Wait for the paperback, then add it to your collection.

"Searching" is a very worthwhile read4
This book looks not only at the brilliant but tragically short career of Bobby Orr, but also at the historical development of Canadian hockey and the NHL, and the significant changes at the time of Orr's career. I consider it mandatory reading for any passionate hockey fan.

The great fire that burned too bright for too short a time...4
Just how good was Bobby Orr? Harry Howell said it best during the National Hockey League awards ceremony, where he was presented with the Norris Trophy as the League's top defenseman: "I've been around for fifteen years, and thank God I finally won the trophy. I've got the feeling that for the next twenty years it will be known as the Bobby Orr Trophy." High praise indeed, but consider this: Orr had just completed his rookie season, earning respect almost unheard of at that stage of a career, and he wasn't even the runner-up for the award.

Bobby Orr was regarded as a savior for the Boston Bruins from the very moment he was first seen on the ice by members of the Bruins management, playing in a junior game with children three and four years older than him, dominating the game and controlling the puck better than anyone. He was just an average kid from an average town --- not well off financially and not the greatest of students, though he tried hard --- but on the ice he became a legend.

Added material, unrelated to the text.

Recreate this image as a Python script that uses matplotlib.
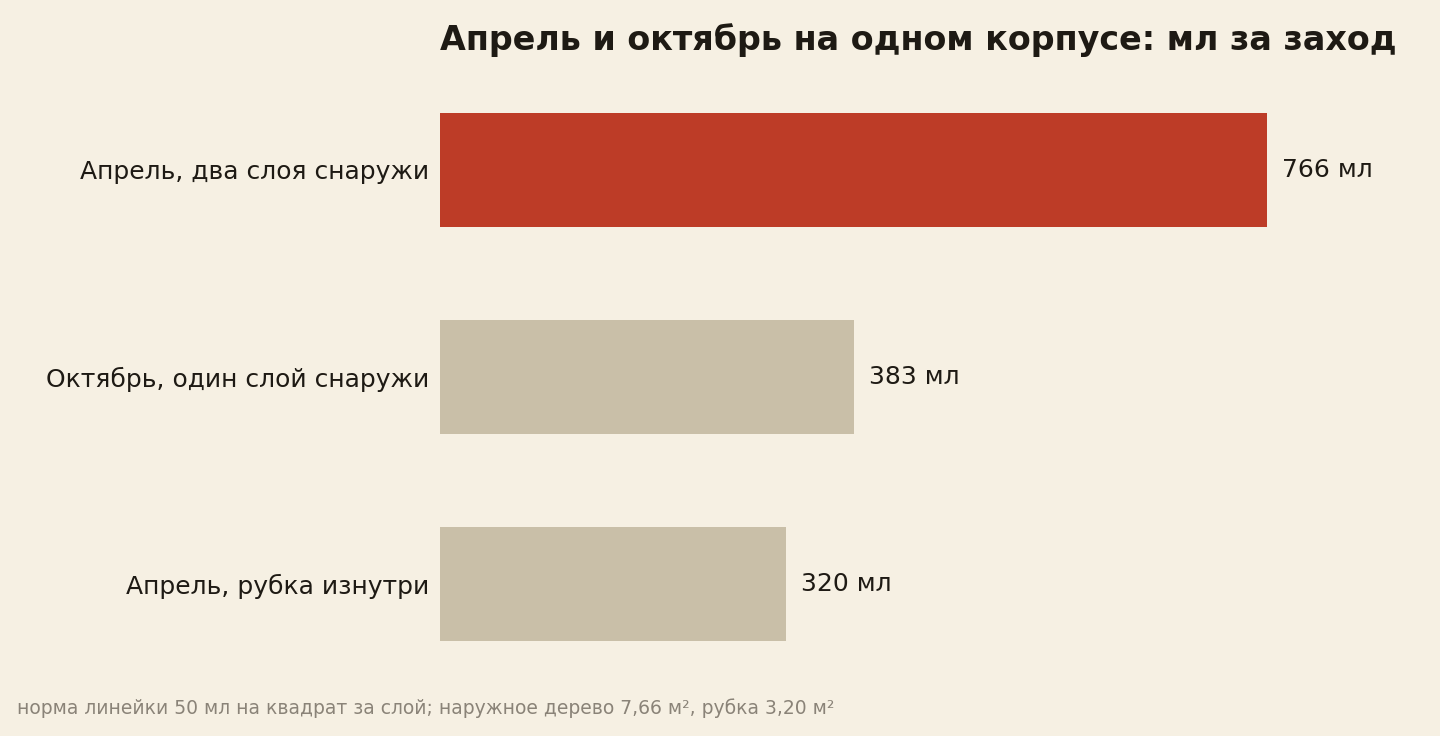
import matplotlib
matplotlib.use("Agg")
import matplotlib.pyplot as plt

categories = ["Апрель, два слоя снаружи", "Октябрь, один слой снаружи", "Апрель, рубка изнутри"]
values = [766, 383, 320]
colors = ["#BD3C27", "#C9BFA8", "#C9BFA8"]
bg = "#F6F0E3"
txt = "#1E1A14"

fig = plt.figure(figsize=(14.4, 7.36), dpi=100, facecolor=bg)
ax = fig.add_axes([440/1440, 1-687.5/736, 1000/1440, 621/736], facecolor=bg)
y = list(range(len(categories)))
ax.barh(y, values, height=0.55, color=colors)
ax.set_ylim(2.5, -0.5)
ax.set_xlim(0, 926)
for yi, v in zip(y, values):
    ax.text(v + 14, yi, f"{v} мл", va="center", ha="left", fontsize=18, color=txt)
ax.set_yticks(y)
ax.set_yticklabels(categories, fontsize=18, color=txt)
ax.tick_params(axis="y", length=0, pad=8)
ax.set_xticks([])
for s in ax.spines.values():
    s.set_visible(False)
fig.text(440/1440, 1-40/736, "Апрель и октябрь на одном корпусе: мл за заход",
         fontsize=24, fontweight="bold", color=txt, va="center", ha="left")
fig.text(17/1440, 1-708/736,
         "норма линейки 50 мл на квадрат за слой; наружное дерево 7,66 м², рубка 3,20 м²",
         fontsize=13.5, color="#8A8378", va="center", ha="left")
fig.savefig("out.png", dpi=100, facecolor=bg)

Stephen Brunt likens Orr to the Greek hero Achilles. The National Hockey League was Troy, and Orr was the most powerful and dynamic hero of the game. And yet, like Achilles, Orr had a flaw. While he had the heart, the determination and the will, it was his knees that ultimately would cut short an exciting and record-setting career. He was the flash of light, the great fire that burned too bright for too short a time. He would win the Norris Trophy the next eight consecutive seasons and lead the League in scoring twice.

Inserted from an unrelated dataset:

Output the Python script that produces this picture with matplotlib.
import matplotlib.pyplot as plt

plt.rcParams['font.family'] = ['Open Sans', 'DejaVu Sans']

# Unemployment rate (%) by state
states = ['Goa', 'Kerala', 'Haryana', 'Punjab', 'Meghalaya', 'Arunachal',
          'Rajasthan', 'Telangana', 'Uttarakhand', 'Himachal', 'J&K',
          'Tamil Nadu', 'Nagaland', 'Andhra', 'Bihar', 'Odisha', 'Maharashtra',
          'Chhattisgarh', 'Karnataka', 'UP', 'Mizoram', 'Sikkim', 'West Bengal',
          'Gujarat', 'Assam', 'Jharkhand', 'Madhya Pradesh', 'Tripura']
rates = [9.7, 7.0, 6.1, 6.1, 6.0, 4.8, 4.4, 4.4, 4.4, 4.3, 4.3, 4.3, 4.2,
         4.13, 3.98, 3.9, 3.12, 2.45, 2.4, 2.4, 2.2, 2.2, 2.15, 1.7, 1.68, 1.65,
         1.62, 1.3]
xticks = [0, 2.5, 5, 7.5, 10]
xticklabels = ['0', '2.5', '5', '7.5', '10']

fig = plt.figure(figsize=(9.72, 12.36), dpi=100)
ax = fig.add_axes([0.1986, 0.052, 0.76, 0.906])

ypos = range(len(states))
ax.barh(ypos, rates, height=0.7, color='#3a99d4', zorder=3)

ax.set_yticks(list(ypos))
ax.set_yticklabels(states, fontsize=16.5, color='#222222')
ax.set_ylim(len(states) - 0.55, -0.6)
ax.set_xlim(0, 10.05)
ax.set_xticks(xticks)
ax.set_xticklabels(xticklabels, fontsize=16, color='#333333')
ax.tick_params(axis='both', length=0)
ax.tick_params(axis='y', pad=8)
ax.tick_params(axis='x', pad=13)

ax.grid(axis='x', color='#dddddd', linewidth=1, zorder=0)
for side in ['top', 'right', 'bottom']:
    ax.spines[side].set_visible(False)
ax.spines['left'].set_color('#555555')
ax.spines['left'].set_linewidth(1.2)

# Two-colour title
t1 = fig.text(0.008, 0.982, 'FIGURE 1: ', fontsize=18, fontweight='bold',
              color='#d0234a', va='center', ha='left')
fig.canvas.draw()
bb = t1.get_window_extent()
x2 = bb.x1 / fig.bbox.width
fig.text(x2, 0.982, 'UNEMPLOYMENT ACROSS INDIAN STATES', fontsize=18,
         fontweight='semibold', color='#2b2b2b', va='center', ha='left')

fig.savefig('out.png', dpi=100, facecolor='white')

As popular and as masterful as he was on the ice, Orr was savagely private about his personal life. He was quiet and reserved, and Brunt shows us that even though he would join his teammates at a party, he often was the first to quietly slip away unnoticed. In putting together this book, Brunt approached Orr about being involved, but he declined and also made a stipulation: Brunt would not be allowed to approach his family.

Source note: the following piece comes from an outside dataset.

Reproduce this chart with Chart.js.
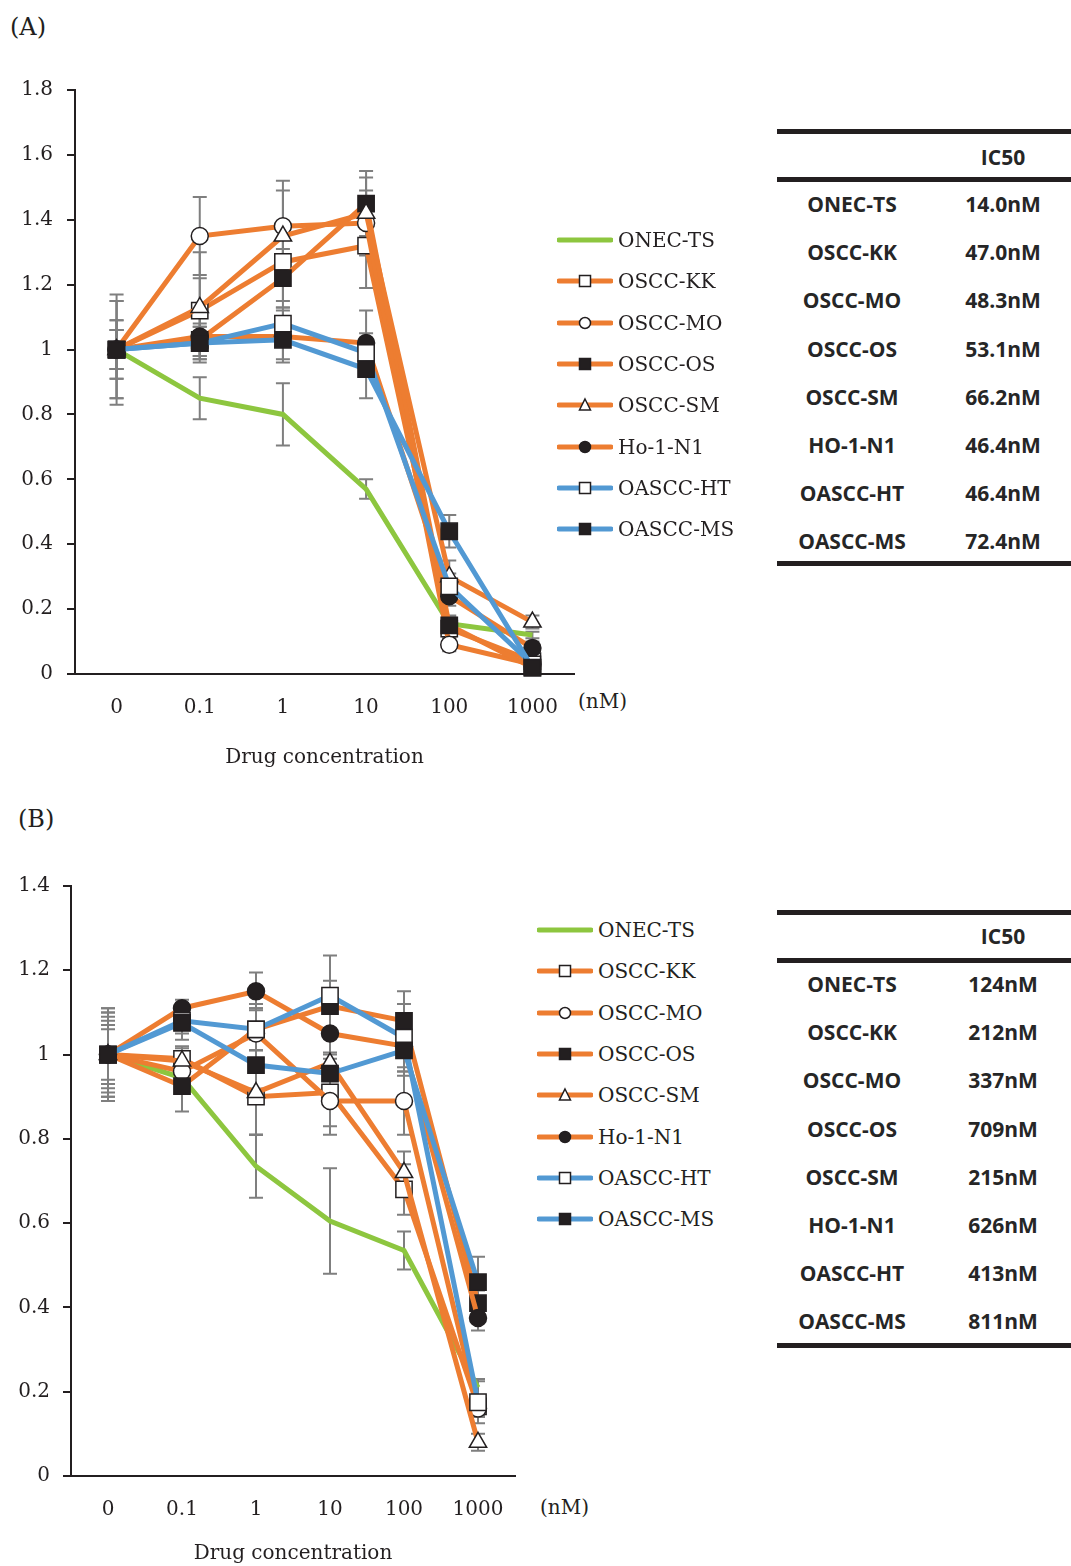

In some ways that is a loss. Hearing about the storied career from the man who wrote it with his play would have been enlightening and lent a sense of charm and closeness, a way for those who worshiped him to get closer to their hero. Perhaps, however, it was more of a boon that Orr did not wish to be involved. It freed Brunt to seek his own answers and create his own path. The story he chose to pursue could not be shaped and molded, and things he discovered may never have come to light in speaking with the man himself.

One of the fabulous aspects of this book is that Brunt seems to know that a hero, no matter how grand or powerful, is not self-made. Along the way Orr has people who shape his world-view and his life. Those figures are given definition here, particularly Wren Blair, who saw the young boy play in Canada and tried to secure a contract for Boston. "Bucko" McDonald, his junior coach, recognized that Orr was exceptional: a rushing defenseman who was small. McDonald let Orr be who he was and didn't attempt to turn him into something he wasn't. Alan Eagleson was the lawyer who worked with Orr in drafting up a healthy contract in his first season and paved the way for the creation of player agents and sports management groups. However, Eagleson, who would also be the ruin of many a good man by pilfering their retirement funds, ultimately was brought down by Orr and fellow player Carl Brewer. And then there were Orr's parents, who were both encouraging and very protective.

As quickly and beautifully as he came, Orr would be gone. Brunt does an excellent job at revealing him, yet, when all is said and done, there is still so much unknown. The title, SEARCHING FOR BOBBY ORR, is very accurate. Brunt had to search, and could probably keep searching for years. What the author has done, however, is give us an exceptional biography of the greatest hockey player ever to lace up a pair of skates.